„Iran mówi, że chce negocjować tylko z Europą i uważamy to za dobry znak, ale mówimy również, że to nie wystarczy. Chcemy, aby Stany Zjednoczone były zaangażowane” — powiedział Wadephul dziennikarzom przed spotkaniem ministrów spraw zagranicznych państw UE.
Ocenił też, że świat nie zaakceptuje uzbrojonego w broń atomową Iranu, a w rozmowach z Teheranem należy również podejmować kwestię ograniczania zagrożenia ze strony rakiet balistycznych.
"Europejczycy, w tym Niemcy, 10 marca powiedzieli Iranowi, że musi być gotowy na bezpośrednie negocjacje z USA, a ostatnie ataki USA mogą być konsekwencją braku sukcesu w tych rozmowach" - stwierdził.

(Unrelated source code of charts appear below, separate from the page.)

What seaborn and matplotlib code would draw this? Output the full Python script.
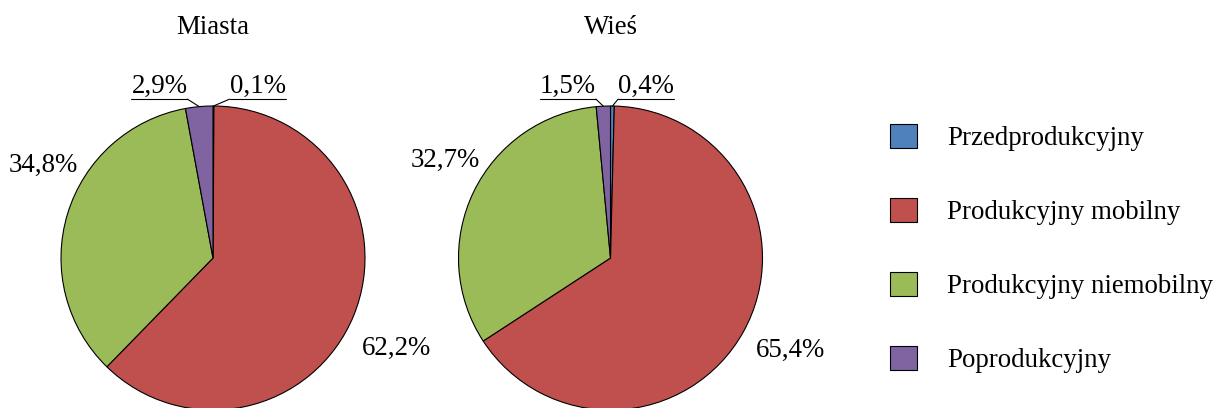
import numpy as np
import seaborn as sns
import matplotlib.pyplot as plt
from matplotlib.patches import Patch

# data
categories = ["Przedprodukcyjny", "Produkcyjny mobilny", "Produkcyjny niemobilny", "Poprodukcyjny"]
miasta = [0.1, 62.2, 34.8, 2.9]
wies = [0.4, 65.4, 32.7, 1.5]
titles = ["Miasta", "Wieś"]

colors = ["#4F81BD", "#C0504D", "#9BBB59", "#8064A2"]

sns.set_theme(style="white")
plt.rcParams['font.family'] = ['Liberation Serif', 'DejaVu Serif']
plt.rcParams['text.color'] = 'black'
FS = 19.4

W, H = 1219, 408
fig = plt.figure(figsize=(W / 100, H / 100), dpi=100)

R = 152.0  # pie radius in px


def set_frame(ax, cy):
    # 1 data unit = R px in both directions
    ax.set_aspect("auto")
    ax.set_xlim(-200 / R, 200 / R)
    ax.set_ylim(-(H - cy) / R, cy / R)
    ax.axis("off")


# label positions (x, y) in pie units for each slice
big_pos = {
    "Miasta": {1: (1.204, -0.592), 2: (-1.118, 0.612)},
    "Wieś": {1: (1.184, -0.605), 2: (-1.086, 0.645)},
}
small_pos = {
    "Miasta": {3: (-0.352, 1.085), 0: (0.293, 1.085)},
    "Wieś": {3: (-0.28, 1.085), 0: (0.234, 1.085)},
}

centers = [(213, 258), (610.5, 258)]
for (cx, cy), title, vals in zip(centers, titles, [miasta, wies]):
    ax = fig.add_axes([(cx - 200) / W, 0, 400 / W, 1])
    wedges, _ = ax.pie(vals, colors=colors, startangle=90, counterclock=False,
                       radius=1, wedgeprops=dict(edgecolor="black", linewidth=0.8))
    set_frame(ax, cy)
    ax.text(0, (cy - 28) / R, title, ha="center", va="center", fontsize=FS)
    for i, (x, y) in big_pos[title].items():
        ax.text(x, y, f"{vals[i]:.1f}%".replace(".", ","), ha="center", va="center", fontsize=FS)
    for i, (x, y) in small_pos[title].items():
        t = ax.text(x, y, f"{vals[i]:.1f}%".replace(".", ","), ha="center", va="baseline", fontsize=FS)
        fig.canvas.draw()
        bb = t.get_window_extent().transformed(ax.transData.inverted())
        uy = y - 0.04
        ax.plot([bb.x0, bb.x1], [uy, uy], color="black", lw=0.8)
        w = wedges[i]
        ang = np.deg2rad((w.theta1 + w.theta2) / 2)
        px, py = np.cos(ang), np.sin(ang)
        ex = bb.x1 if x < 0 else bb.x0
        ax.plot([ex, px], [uy, py], color="black", lw=0.8)

handles = [Patch(facecolor=c, edgecolor="black", linewidth=0.8) for c in colors]
fig.legend(handles, categories, loc="center left", bbox_to_anchor=(866 / W, 0.39),
           frameon=False, fontsize=FS, handlelength=1.0, handleheight=0.95,
           handletextpad=1.1, labelspacing=1.75)

fig.savefig("out.png", dpi=100)
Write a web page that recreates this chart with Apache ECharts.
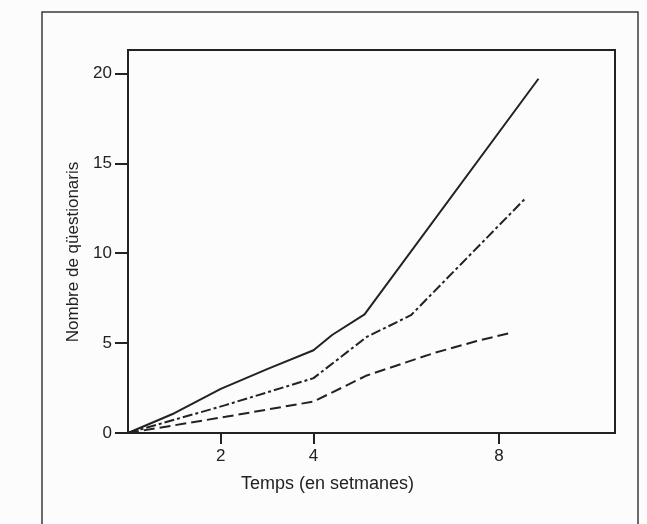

Minister dodał też, że administracja amerykańska oficjalnie potwierdziła, iż zmiana reżimu w Iranie nie jest celem Stanów Zjednoczonych.
"Iran musi zrozumieć, że przekroczył czerwoną linię poprzez program wzbogacania uranu. (...) Iran musi rozpocząć negocjacje i wiarygodnie, przejrzyście odstąpić od swoich planów atomowych i rakietowych" - powiedział Wadephul.